DE OVERSTEEK

Voldoet Chinese waar aan de Nederlandse maatstaven? En hoe is het om voor een dubbeltje op de eerste rang te zitten? De Rotterdamse containergigant ECT heeft alle kranen voor de nieuwe Euromaxterminal op de Maasvlakte bestelt bij het Chinese ZPMC. De kranen worden volledig in Shanghai gebouwd en in porties van vier of acht naar Rotterdam verscheept. Projectleider Rob van Klingeren vliegt op en neer naar China om de bouw van de bij ZPMC aangeschafte containerkranen te begeleiden. En als hij thuis is wacht een Chinese schilder- en montageploeg van 45 man op zijn instructies. In een portacabin op de kade verzorgen Chinese koks het dagelijks eten. In Shanghai verblijft Van Klingeren intussen in een luxe hotel.

‘Het wordt tijd voor weer es een briefje van de directie’, verzucht de inspecteur. Op de werf van ZPMC werken 40.000 man. Gemiddeld bouwen ze elke dag een complete containerkraan. Hun schema’s worden eerder bepaald door de vaarroute van de bezorgdienst dan door de mate waarin een kraan nu werkelijk helemaal af en gecontroleerd is. En ze kijken alweer verder.
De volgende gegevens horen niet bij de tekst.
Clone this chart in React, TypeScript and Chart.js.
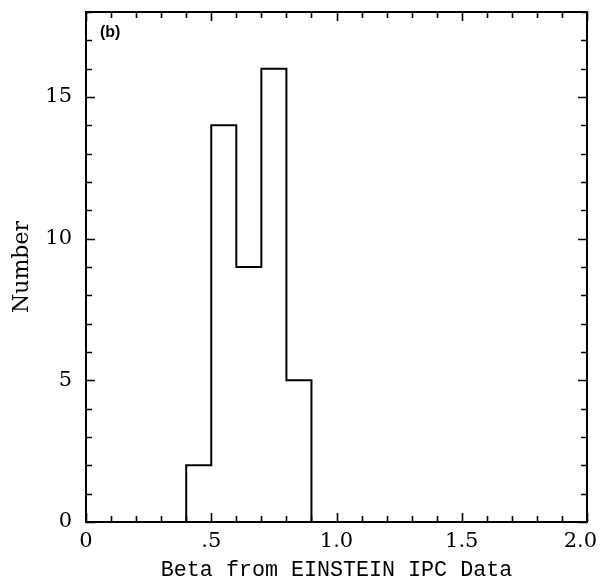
import React, { useEffect, useRef } from "react";
import { Chart, registerables } from "chart.js";

Chart.register(...registerables);

const binEdges = [0.4, 0.5, 0.6, 0.7, 0.8, 0.9];
const counts = [2, 14, 9, 16, 5];
const xTickValues = [0, 0.5, 1.0, 1.5, 2.0];
const xTickLabels = ["0", ".5", "1.0", "1.5", "2.0"];
const yTickValues = [0, 5, 10, 15];
const yTickLabels = ["0", "5", "10", "15"];
const xTitle = "Beta from EINSTEIN IPC Data";
const yTitle = "Number";
const panelLabel = "(b)";

const X_MIN = 0, X_MAX = 2, Y_MIN = 0, Y_MAX = 18;

function buildOutline() {
  const pts: { x: number; y: number }[] = [{ x: binEdges[0], y: 0 }];
  for (let i = 0; i < counts.length; i++) {
    pts.push({ x: binEdges[i], y: counts[i] });
    pts.push({ x: binEdges[i + 1], y: counts[i] });
  }
  pts.push({ x: binEdges[binEdges.length - 1], y: 0 });
  return pts;
}

const zeroPad = (s: any) => {
  s.paddingTop = 0;
  s.paddingBottom = 0;
  s.paddingLeft = 0;
  s.paddingRight = 0;
};

const framePlugin = {
  id: "frame",
  afterDraw(chart: any) {
    const { ctx, chartArea: a, scales } = chart;
    const xs = scales.x, ys = scales.y;
    ctx.save();
    ctx.strokeStyle = "#000";
    ctx.lineWidth = 2;
    ctx.strokeRect(a.left, a.top, a.right - a.left, a.bottom - a.top);
    ctx.lineWidth = 1.6;
    ctx.beginPath();
    for (let i = 0; i <= 20; i++) {
      const v = i / 10;
      const px = Math.round(xs.getPixelForValue(v)) + 0.5;
      const len = i % 5 === 0 ? 9 : 6;
      ctx.moveTo(px, a.bottom);
      ctx.lineTo(px, a.bottom - len);
      ctx.moveTo(px, a.top);
      ctx.lineTo(px, a.top + len);
    }
    for (let v = 0; v <= Y_MAX; v++) {
      const py = Math.round(ys.getPixelForValue(v)) + 0.5;
      const len = v % 5 === 0 ? 9 : 6;
      ctx.moveTo(a.left, py);
      ctx.lineTo(a.left + len, py);
      ctx.moveTo(a.right, py);
      ctx.lineTo(a.right - len, py);
    }
    ctx.stroke();
    ctx.fillStyle = "#000";
    ctx.font = "bold 16px 'Liberation Sans', Arial, sans-serif";
    ctx.textBaseline = "alphabetic";
    ctx.textAlign = "left";
    ctx.fillText(panelLabel, a.left + 14, a.top + 25);
    ctx.restore();
  },
};

export default function App() {
  const ref = useRef<HTMLCanvasElement>(null);
  useEffect(() => {
    document.body.style.margin = "0";
    const serif = "'DejaVu Serif', serif";
    const mono = "'Liberation Mono', 'Courier New', monospace";
    const chart = new Chart(ref.current!, {
      type: "line",
      data: {
        datasets: [
          {
            data: buildOutline(),
            borderColor: "#000",
            borderWidth: 2,
            pointRadius: 0,
            fill: false,
            tension: 0,
          },
        ],
      },
      options: {
        animation: false,
        responsive: false,
        parsing: false as any,
        layout: { padding: { top: 12, right: 13, left: 0, bottom: 0 } },
        plugins: { legend: { display: false }, tooltip: { enabled: false } },
        scales: {
          x: {
            type: "linear",
            min: X_MIN,
            max: X_MAX,
            afterBuildTicks: (s: any) => {
              s.ticks = xTickValues.map((v) => ({ value: v }));
            },
            afterFit: (s: any) => {
              s.height = 64;
              zeroPad(s);
            },
            grid: { display: false, drawTicks: false },
            border: { display: false },
            ticks: {
              padding: 7,
              color: "#000",
              maxRotation: 0,
              autoSkip: false,
              font: { family: serif, size: 21 },
              callback: (v: any) => {
                const i = xTickValues.findIndex((t) => Math.abs(t - Number(v)) < 1e-6);
                if (i < 0) return "";
                // keep the last label inside the page, as in the original
                return i === xTickValues.length - 1 ? xTickLabels[i] + "\u00a0\u00a0" : xTickLabels[i];
              },
            },
            title: {
              display: true,
              text: xTitle,
              color: "#000",
              font: { family: mono, size: 21.7, lineHeight: 1 },
              padding: { top: 0, bottom: 5 },
            },
          },
          y: {
            type: "linear",
            min: Y_MIN,
            max: Y_MAX,
            afterBuildTicks: (s: any) => {
              s.ticks = yTickValues.map((v) => ({ value: v }));
            },
            afterFit: (s: any) => {
              s.width = 86;
              zeroPad(s);
            },
            grid: { display: false, drawTicks: false },
            border: { display: false },
            ticks: {
              padding: 14,
              color: "#000",
              autoSkip: false,
              font: { family: serif, size: 21 },
              callback: (v: any) => {
                const i = yTickValues.findIndex((t) => Math.abs(t - Number(v)) < 1e-6);
                return i >= 0 ? yTickLabels[i] : "";
              },
            },
            title: {
              display: true,
              text: yTitle,
              color: "#000",
              font: { family: serif, size: 22, lineHeight: 1 },
              padding: { top: 11, bottom: 0 },
            },
          },
        },
      },
      plugins: [framePlugin],
    });
    return () => chart.destroy();
  }, []);
  return (
    <div style={{ width: 600, height: 586, background: "#fff" }}>
      <canvas ref={ref} width={600} height={586} />
    </div>
  );
}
De markt voor containerkranen is bijna verzadigd dus ZPMC profileert zich nu ook als bruggenbouwer en in de offshore.

De Nederlandse manager wordt geconfronteerd met de dilemma’s rond goedkope waar. Het kost Van Klingeren grote moeite om de Chinezen kranen te laten bouwen naar westerse maatstaven. Extra dik staal, overal evenveel verf ook op de plekken waar je het niet ziet, relingen op gevaarlijke plekken. Aan de andere kant wordt in China niet op een arbeidskracht meer of minder gekeken.